[personal profile] usernamenumber
Putting this here and then crossposting to Twitter, since the latter is not so great for conversation and I'd welcome comments if people have them.

Think Occupy Wall St. is a phase? You don't get it

It's true, I don't. I think I kind of get where the author is pointing, but still need to chew on it more. I'm having trouble seeing what's supposed to come of this, or if that's not the point, what the point is. Then again, the fact that it, and the surrounding issues, have just been talked about so much of late (I know it's been on my mind a lot), and some of the things I've learned about the way they organize themselves... maybe that points to a more subtle change in the zeitgeist, and maybe that's the big thing that it stands to accomplish.

Date: 2011-10-05 09:34 pm (UTC)
From: [identity profile] manana.livejournal.com
I think some of the issue people are having with this is that there is indeed a certain amount of naivete involved. The key here, though, is that being naive doesn't automatically make it irrelevant or a passing fad; to use an extreme example, the Bolsheviks were quite hopelessly naive as well.

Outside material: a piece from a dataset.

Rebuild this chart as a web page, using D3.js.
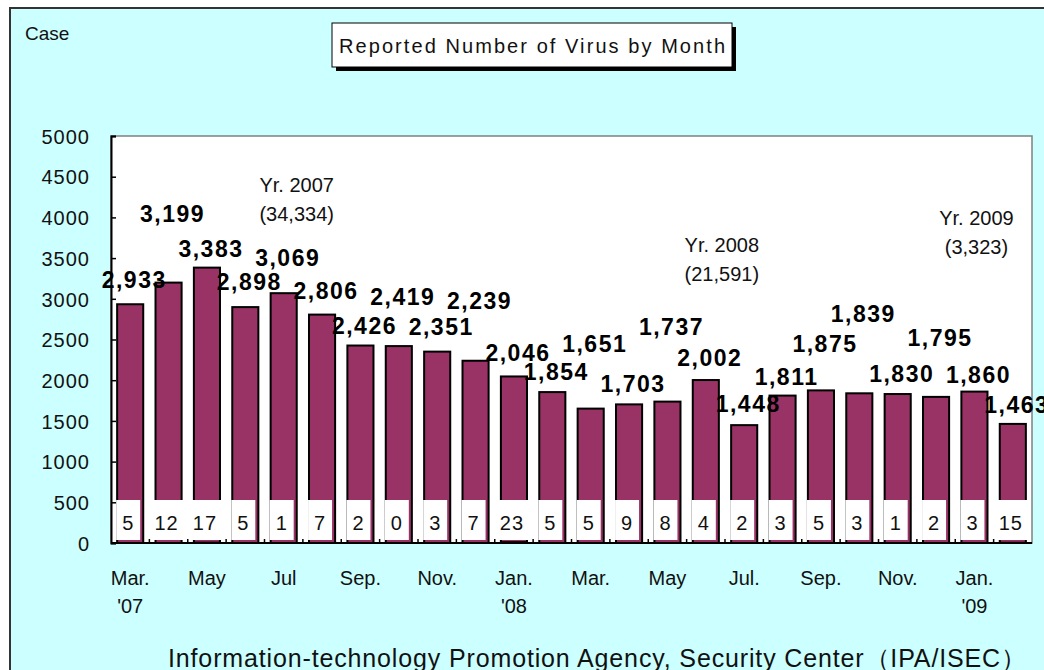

And it's not as though there's any lack of naivete to go around; modern day Wall Street is founded on the ideas that a) people make rational economic choices (we don't), and b) free market capitalism is stable and beneficial for everyone (it's neither). Add on to that the stupidity of Austrian School economics (which is founded on the idea that you can't treat human behaviors in a statistical manner, a claim which is well past proven false and would get you laughed out of any biology or sociology classroom), and the OWS people start looking like the reasonable adults in the room.

The problem here as I see it is that, although it's a great first step for consciousness-raising and movement-building purposes, the OWS protest is ultimately targeting the wrong people. Businesses are essentially bacterial in their behaviors, and blaming them for optimizing within the system they're given is naive, since any business that doesn't do so will just get replaced by one that's more ruthless. Moreover, businesses do not respond to political power; they only respond to economic power (fines, taxes, boycotts, etc). The end game of these protests has to be political change, since it is a show of political force, and to that end the real target has to be Congress, not Wall Street. The goals may be economic, but the whole point here is that the 1% controls most of the economic power in this country, so the 99% will need to use other levers to effect change.

I am hopeful that once momentum has built sufficiently, things might start moving more in that direction, but I'm also a cynical old man, so . . . we'll see.